Stated goal: Leave out the pictures and copy everything else below exactly.

Information supplied:
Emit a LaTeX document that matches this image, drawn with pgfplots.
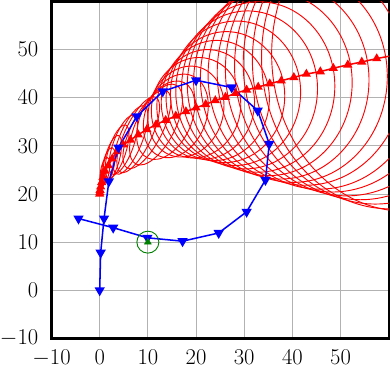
\documentclass[border=0pt]{standalone}
\usepackage{pgfplots}
\usepackage{pgfplotstable}
\pgfplotsset{compat=1.18}

% predicted track: centre, semi-axes (a along ang, b across), angle of a
\pgfplotstableread{
cx cy a b ang
0 20 0.15 0.05 90
0.02 20.3 0.3 0.1 88
0.08 20.8 0.55 0.18 87
0.2 21.5 0.9 0.3 86
0.4 22.4 1.4 0.45 84
0.7 23.5 2.0 0.6 82
1.1 24.8 2.8 0.9 80
1.8 25.9 3.8 1.2 78
2.6 27.3 5.0 1.5 75
3.6 28.8 5.8 1.8 72
4.9 30.2 6.5 2.1 70
6.4 31.2 7.6 2.4 68
8.0 32.3 8.6 2.8 65
9.8 33.4 9.0 3.2 63
11.7 34.4 9.2 4.0 63
13.7 35.3 8.7 5.2 64
15.8 36.2 9.0 6.3 68
17.9 37.1 9.6 7.7 72
20.0 37.9 10.5 9.2 76
22.0 38.6 11.4 10.1 80
24.0 39.4 12.5 11.2 83
26.1 40.1 13.6 12.3 85
28.2 40.9 15.0 13.5 86
30.5 41.6 16.4 14.7 86
32.9 42.2 17.7 15.9 87
35.3 42.9 19.1 17.1 87
37.7 43.5 20.4 18.2 88
40.3 44.2 21.8 19.4 88
42.9 44.9 23.1 20.4 88
45.8 45.4 24.4 21.4 88
48.5 46.1 25.7 22.4 88
51.5 46.8 27.2 23.5 88
54.4 47.4 28.6 24.6 88
57.5 48.1 30.2 25.8 88
60.6 48.7 31.8 27.0 88
63.8 49.4 33.0 28.1 88
}\track

% true path
\pgfplotstableread{
x y
0 0
0.2 7.8
0.9 14.9
1.9 22.6
3.9 29.6
7.7 36.1
13.1 41.3
20.0 43.6
27.4 42.1
32.8 37.3
35.2 30.4
34.4 22.9
30.5 16.3
24.7 11.9
17.2 10.2
9.9 10.9
2.8 13.0
-4.4 14.9
}\truepath

\begin{document}
\begin{tikzpicture}
\begin{axis}[
  width=310pt, height=310pt, scale only axis,
  xmin=-10, xmax=60, ymin=-10, ymax=60,
  xtick={-10,0,...,50}, ytick={-10,0,...,50},
  grid=major, grid style={gray!60, line width=0.75pt},
  major tick length=0pt,
  axis line style={line width=2.3pt},
  tick label style={font=\fontsize{20.74}{24}\selectfont},
  yticklabel style={inner sep=0pt, xshift=-12pt},
  xticklabel style={inner xsep=0pt, inner ysep=3.7pt, yshift=-6.5pt},
]
\pgfplotsinvokeforeach{0,...,35}{
  \pgfplotstablegetelem{#1}{cx}\of\track \let\cx\pgfplotsretval
  \pgfplotstablegetelem{#1}{cy}\of\track \let\cy\pgfplotsretval
  \pgfplotstablegetelem{#1}{a}\of\track \let\ra\pgfplotsretval
  \pgfplotstablegetelem{#1}{b}\of\track \let\rb\pgfplotsretval
  \pgfplotstablegetelem{#1}{ang}\of\track \let\ang\pgfplotsretval
  \edef\doell{\noexpand\draw[red, line width=0.85pt,
    rotate around={\ang:(axis cs:\cx,\cy)}]
    (axis cs:\cx,\cy) ellipse [x radius=\ra, y radius=\rb];}
  \doell
}
\addplot[red, line width=1.4pt, mark=triangle*, mark size=3.5pt]
  table[x=cx, y=cy] {\track};
\addplot[blue, line width=1.4pt, mark=triangle*, mark size=4.1pt,
  mark options={rotate=180}] table {\truepath};
\addplot[green!50!black, only marks, mark=o, mark size=10.1pt, line width=0.85pt]
  coordinates {(10,10)};
\addplot[green!50!black, only marks, mark=triangle*, mark size=3.7pt]
  coordinates {(10,10)};
\end{axis}
\end{tikzpicture}
\end{document}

Completed task:
Emit a LaTeX document that matches this image, drawn with pgfplots.
\documentclass[border=0pt]{standalone}
\usepackage{pgfplots}
\usepackage{pgfplotstable}
\pgfplotsset{compat=1.18}

% predicted track: centre, semi-axes (a along ang, b across), angle of a
\pgfplotstableread{
cx cy a b ang
0 20 0.15 0.05 90
0.02 20.3 0.3 0.1 88
0.08 20.8 0.55 0.18 87
0.2 21.5 0.9 0.3 86
0.4 22.4 1.4 0.45 84
0.7 23.5 2.0 0.6 82
1.1 24.8 2.8 0.9 80
1.8 25.9 3.8 1.2 78
2.6 27.3 5.0 1.5 75
3.6 28.8 5.8 1.8 72
4.9 30.2 6.5 2.1 70
6.4 31.2 7.6 2.4 68
8.0 32.3 8.6 2.8 65
9.8 33.4 9.0 3.2 63
11.7 34.4 9.2 4.0 63
13.7 35.3 8.7 5.2 64
15.8 36.2 9.0 6.3 68
17.9 37.1 9.6 7.7 72
20.0 37.9 10.5 9.2 76
22.0 38.6 11.4 10.1 80
24.0 39.4 12.5 11.2 83
26.1 40.1 13.6 12.3 85
28.2 40.9 15.0 13.5 86
30.5 41.6 16.4 14.7 86
32.9 42.2 17.7 15.9 87
35.3 42.9 19.1 17.1 87
37.7 43.5 20.4 18.2 88
40.3 44.2 21.8 19.4 88
42.9 44.9 23.1 20.4 88
45.8 45.4 24.4 21.4 88
48.5 46.1 25.7 22.4 88
51.5 46.8 27.2 23.5 88
54.4 47.4 28.6 24.6 88
57.5 48.1 30.2 25.8 88
60.6 48.7 31.8 27.0 88
63.8 49.4 33.0 28.1 88
}\track

% true path
\pgfplotstableread{
x y
0 0
0.2 7.8
0.9 14.9
1.9 22.6
3.9 29.6
7.7 36.1
13.1 41.3
20.0 43.6
27.4 42.1
32.8 37.3
35.2 30.4
34.4 22.9
30.5 16.3
24.7 11.9
17.2 10.2
9.9 10.9
2.8 13.0
-4.4 14.9
}\truepath

\begin{document}
\begin{tikzpicture}
\begin{axis}[
  width=310pt, height=310pt, scale only axis,
  xmin=-10, xmax=60, ymin=-10, ymax=60,
  xtick={-10,0,...,50}, ytick={-10,0,...,50},
  grid=major, grid style={gray!60, line width=0.75pt},
  major tick length=0pt,
  axis line style={line width=2.3pt},
  tick label style={font=\fontsize{20.74}{24}\selectfont},
  yticklabel style={inner sep=0pt, xshift=-12pt},
  xticklabel style={inner xsep=0pt, inner ysep=3.7pt, yshift=-6.5pt},
]
\pgfplotsinvokeforeach{0,...,35}{
  \pgfplotstablegetelem{#1}{cx}\of\track \let\cx\pgfplotsretval
  \pgfplotstablegetelem{#1}{cy}\of\track \let\cy\pgfplotsretval
  \pgfplotstablegetelem{#1}{a}\of\track \let\ra\pgfplotsretval
  \pgfplotstablegetelem{#1}{b}\of\track \let\rb\pgfplotsretval
  \pgfplotstablegetelem{#1}{ang}\of\track \let\ang\pgfplotsretval
  \edef\doell{\noexpand\draw[red, line width=0.85pt,
    rotate around={\ang:(axis cs:\cx,\cy)}]
    (axis cs:\cx,\cy) ellipse [x radius=\ra, y radius=\rb];}
  \doell
}
\addplot[red, line width=1.4pt, mark=triangle*, mark size=3.5pt]
  table[x=cx, y=cy] {\track};
\addplot[blue, line width=1.4pt, mark=triangle*, mark size=4.1pt,
  mark options={rotate=180}] table {\truepath};
\addplot[green!50!black, only marks, mark=o, mark size=10.1pt, line width=0.85pt]
  coordinates {(10,10)};
\addplot[green!50!black, only marks, mark=triangle*, mark size=3.7pt]
  coordinates {(10,10)};
\end{axis}
\end{tikzpicture}
\end{document}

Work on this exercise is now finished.